Года три «оттуда» не возвращались. Уезжали, звонили, пересылали или передавали деньги родным, но, чтобы вернуться, или в гости приехать – нет, этого не было. Помнится, в соседнем доме свадьбу играли, так невеста целый день в слезах ходила – мама, единственная родная душа, деньги на свадьбу прислала, а приехать сама не смогла – хозяева не отпустили.
Потом пошли слухи, что стали появляться, правда, опять-таки ненадолго – проведать детей, поменять паспорт и подать на развод, чтобы не кормить спившихся на халявные деньги мужей.

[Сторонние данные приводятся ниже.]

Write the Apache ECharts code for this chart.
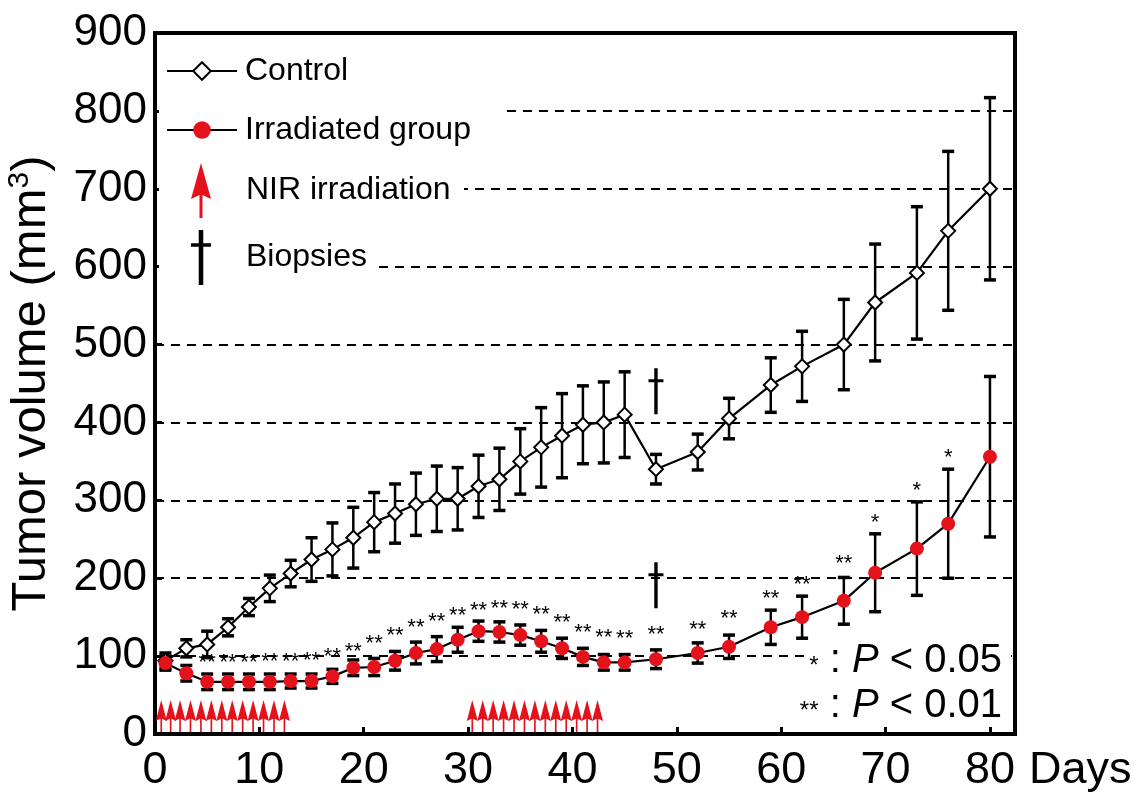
<!DOCTYPE html>
<html>
<head>
<meta charset="utf-8">
<script src="https://cdn.jsdelivr.net/npm/echarts@6/dist/echarts.min.js"></script>
<style>
html,body{margin:0;padding:0;background:#fff;}
#chart{width:1141px;height:793px;}
</style>
</head>
<body>
<div id="chart"></div>
<script>
// ---- data ----
const days = [1,3,5,7,9,11,13,15,17,19,21,23,25,27,29,31,33,35,37,39,41,43,45,48,52,55,59,62,66,69,73,76,80];
const controlMean = [94,110,115,137,163,187,206,224,237,252,272,283,295,302,302,318,327,350,368,383,397,400,410,340,362,405,448,472,500,554,592,646,700];
const controlErr  = [10,11,17,11,11,17,17,28,34,39,38,38,40,42,40,40,40,42,51,54,50,52,55,19,23,26,35,45,58,75,85,102,117];
const irradMean = [91,78,67,67,67,67,68,68,74,85,86,94,104,109,121,132,131,127,119,110,99,92,92,96,104,112,137,150,171,207,238,270,356];
const irradErr  = [9,10,10,10,10,10,9,9,9,10,11,12,14,16,16,13,13,13,14,13,11,10,10,12,13,15,22,27,30,50,60,70,103];
const starDays = [5,7,9,11,13,15,17,19,21,23,25,27,29,31,33,35,37,39,41,43,45,48,52,55,59,62,66,69,73,76];
const starY    = [98,98,98,99,99,100,105,112,122,132,142,150,158,165,167,166,159,149,136,130,129,134,140,154,180,198,225,278,319,361];
const starText = ['**','**','**','**','**','**','**','**','**','**','**','**','**','**','**','**','**','**','**','**','**','**','**','**','**','**','**','*','*','*'];
const nirDays = [0.6,1.5,2.4,3.4,4.4,5.4,6.4,7.4,8.4,9.4,10.4,11.4,12.4,30.4,31.4,32.4,33.4,34.4,35.4,36.4,37.4,38.4,39.4,40.4,41.4,42.4];
const nirLevel = 23;
const biopsyDay = 48;
const biopsyY = [440,191];
const xTicks = [0,10,20,30,40,50,60,70,80];
const yTicks = [0,100,200,300,400,500,600,700,800,900];

const FONT = '"Liberation Sans", Arial, Helvetica, sans-serif';
const RED = '#e3121b';
const arrowPath = 'path://M10,0 L20,36 L11.5,32 L11.5,55 L8.5,55 L8.5,32 L0,36 Z';
const daggerPath = 'path://M5.8,0 L9.2,0 L9.2,11 L15,11 L15,14 L9.2,14 L9.2,46 L5.8,46 L5.8,14 L0,14 L0,11 L5.8,11 Z';

function errRender(params, api) {
  const x = api.value(0), lo = api.value(1), hi = api.value(2);
  const p1 = api.coord([x, hi]), p2 = api.coord([x, lo]);
  const w = 6;
  return {type:'group', children:[
    {type:'line', shape:{x1:p1[0],y1:p1[1],x2:p2[0],y2:p2[1]}, style:{stroke:'#000',lineWidth:2.5}},
    {type:'line', shape:{x1:p1[0]-w,y1:p1[1],x2:p1[0]+w,y2:p1[1]}, style:{stroke:'#000',lineWidth:3.5}},
    {type:'line', shape:{x1:p2[0]-w,y1:p2[1],x2:p2[0]+w,y2:p2[1]}, style:{stroke:'#000',lineWidth:3.5}}
  ]};
}

const chart = echarts.init(document.getElementById('chart'), null, {renderer:'canvas'});
const option = {
  animation:false,
  backgroundColor:'#fff',
  grid:{left:155, right:126, top:33, bottom:59, show:true, borderColor:'#000', borderWidth:4,
        backgroundColor:'transparent', containLabel:false, outerBoundsMode:'none'},
  xAxis:{
    type:'value', min:0, max:82.4, interval:10,
    axisLine:{show:true, lineStyle:{color:'#000', width:4}},
    axisTick:{show:true, inside:true, length:7, lineStyle:{color:'#000', width:3}},
    axisLabel:{color:'#000', fontSize:45, fontFamily:FONT, margin:14, showMaxLabel:false,
      formatter:function(v){ return xTicks.indexOf(v) >= 0 ? String(v) : ''; }},
    splitLine:{show:false},
    name:'Days', nameLocation:'end', nameGap:14,
    nameTextStyle:{color:'#000', fontSize:45, fontFamily:FONT, verticalAlign:'top', lineHeight:46, padding:[14,0,0,0]}
  },
  yAxis:{
    type:'value', min:0, max:900, interval:100,
    axisLine:{show:true, lineStyle:{color:'#000', width:4}},
    axisTick:{show:true, inside:true, length:7, lineStyle:{color:'#000', width:3}},
    axisLabel:{color:'#000', fontSize:44, fontFamily:FONT, margin:8,
      formatter:function(v){ return yTicks.indexOf(v) >= 0 ? String(v) : ''; }},
    splitLine:{show:true, lineStyle:{color:'#000', width:2, type:[9,7]}},
    name:'{a|Tumor volume (mm}{b|3}{a|)}', nameLocation:'middle', nameRotate:90, nameGap:98,
    nameTextStyle:{color:'#000', fontFamily:FONT,
      rich:{a:{fontSize:49, fontFamily:FONT, color:'#000', lineHeight:52},
            b:{fontSize:30, fontFamily:FONT, color:'#000', verticalAlign:'top', lineHeight:52}}}
  },
  legend:[
    {orient:'vertical', left:166, top:55, padding:0, itemWidth:70, itemHeight:22, itemGap:27, selectedMode:false,
     data:['Control','Irradiated group'],
     textStyle:{fontSize:32, fontFamily:FONT, color:'#000', lineHeight:30, padding:[0,0,0,3]}},
    {orient:'vertical', left:191, top:163, padding:0, itemWidth:20, itemHeight:55, itemGap:12, selectedMode:false,
     symbolKeepAspect:false,
     data:[{name:'NIR irradiation', icon:arrowPath, itemStyle:{color:RED, opacity:1}},
           {name:'Biopsies', icon:daggerPath, itemStyle:{color:'#000', opacity:1}}],
     textStyle:{fontSize:32, fontFamily:FONT, color:'#000', lineHeight:30, padding:[0,0,0,30]}}
  ],
  graphic:[
    {type:'rect', z:1, shape:{x:159, y:103, width:348, height:16}, style:{fill:'#fff'}},
    {type:'rect', z:1, shape:{x:159, y:181, width:305, height:16}, style:{fill:'#fff'}},
    {type:'rect', z:1, shape:{x:159, y:259, width:213, height:16}, style:{fill:'#fff'}},
    {type:'rect', z:1, shape:{x:805, y:648, width:206, height:16}, style:{fill:'#fff'}},
    {type:'text', z:5, x:1002, y:661, style:{text:'{s|*} : {i|P} < 0.05', align:'right', verticalAlign:'middle',
      fill:'#000', font:'40px ' + FONT,
      rich:{s:{fontSize:24, fontFamily:FONT, fill:'#000', padding:[10,0,0,0]}, i:{fontSize:40, fontFamily:FONT, fontStyle:'italic', fill:'#000'}}}},
    {type:'text', z:5, x:1002, y:706, style:{text:'{s|**} : {i|P} < 0.01', align:'right', verticalAlign:'middle',
      fill:'#000', font:'40px ' + FONT,
      rich:{s:{fontSize:24, fontFamily:FONT, fill:'#000', padding:[10,0,0,0]}, i:{fontSize:40, fontFamily:FONT, fontStyle:'italic', fill:'#000'}}}}
  ],
  series:[
    {type:'custom', name:'controlErr', renderItem:errRender, z:2,
     data:days.map((d,i)=>[d, controlMean[i]-controlErr[i], controlMean[i]+controlErr[i]]),
     encode:{x:0, y:[1,2]}},
    {type:'custom', name:'irradErr', renderItem:errRender, z:2,
     data:days.map((d,i)=>[d, irradMean[i]-irradErr[i], irradMean[i]+irradErr[i]]),
     encode:{x:0, y:[1,2]}},
    {type:'line', name:'Control', z:3, symbol:'diamond', symbolSize:14, showAllSymbol:true,
     data:days.map((d,i)=>[d, controlMean[i]]),
     itemStyle:{color:'#fff', borderColor:'#000', borderWidth:2},
     lineStyle:{color:'#000', width:2.2}},
    {type:'line', name:'Irradiated group', z:3, symbol:'circle', symbolSize:14, showAllSymbol:true,
     data:days.map((d,i)=>[d, irradMean[i]]),
     itemStyle:{color:RED, borderColor:RED, borderWidth:0},
     lineStyle:{color:'#000', width:2.2}},
    {type:'custom', name:'stars', z:4,
     data:starDays.map((d,i)=>[d, starY[i]]),
     encode:{x:0, y:1},
     renderItem:function(params, api){
       const p = api.coord([api.value(0), api.value(1)]);
       return {type:'text', x:p[0], y:p[1]+5,
         style:{text:starText[params.dataIndex], fill:'#000', font:'22px ' + FONT, align:'center', verticalAlign:'middle'}};
     }},
    {type:'scatter', name:'Biopsies', z:4, symbol:daggerPath, symbolSize:[15,46], symbolKeepAspect:false,
     itemStyle:{color:'#000', opacity:1},
     data:biopsyY.map(v=>[biopsyDay, v])},
    {type:'scatter', name:'NIR irradiation', z:4, symbol:arrowPath, symbolSize:[11,32], symbolKeepAspect:false,
     itemStyle:{color:RED, opacity:1},
     data:nirDays.map(d=>[d, nirLevel])}
  ]
};
chart.setOption(option);
</script>
</body>
</html>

Разговоров о том, где живут и работают, усердно избегали, ограничиваясь, как правило, непривычно-чужим словом «компаньонка»…
–…Ты смотри, церковную стену – в щепки, а колокол оставило, – раздалось в салоне машины. Говорил старший, Василий.
– Живой колокол, однако. Эх, накосячили тут наши, крепко накосячили… Натворили беды, прости Господи.
Православный храм у самой дороги, разбитый снарядами, иссечённый осколками, словно внезапно постаревший, напоминал уставшего путника с поникшей головой. Разрушенную стену уже успели кое-как отремонтировать, подрихтовать – дыры зашили досками, в окна вставили новые стекла, но купол ещё не трогали, поэтому казалось, будто он постоянно падает. Вспомнился Цевин: «От безделья мозги сносит…» Можно было поверить, ведь церковь – очень хороший ориентир.
– Нелепая война какая-то, ненастоящая… Будто понарошку…
Как и прежде, слова звучали по-домашнему спокойно, словно мужчины обсуждали соседского мальчишку, забравшегося на грядку в огород – побаловал, покуролесил озорник, что с него возьмешь? Но как же так – понарошку? Ведь гибнут люди по-настоящему, ведь снаряды взрываются в домах и храмах по-настоящему, по всей дороге машины сожжённые стоят, предприятия разрушены, шахты… Внезапно сильно разболелась голова. Казалось, там поселился молотобоец.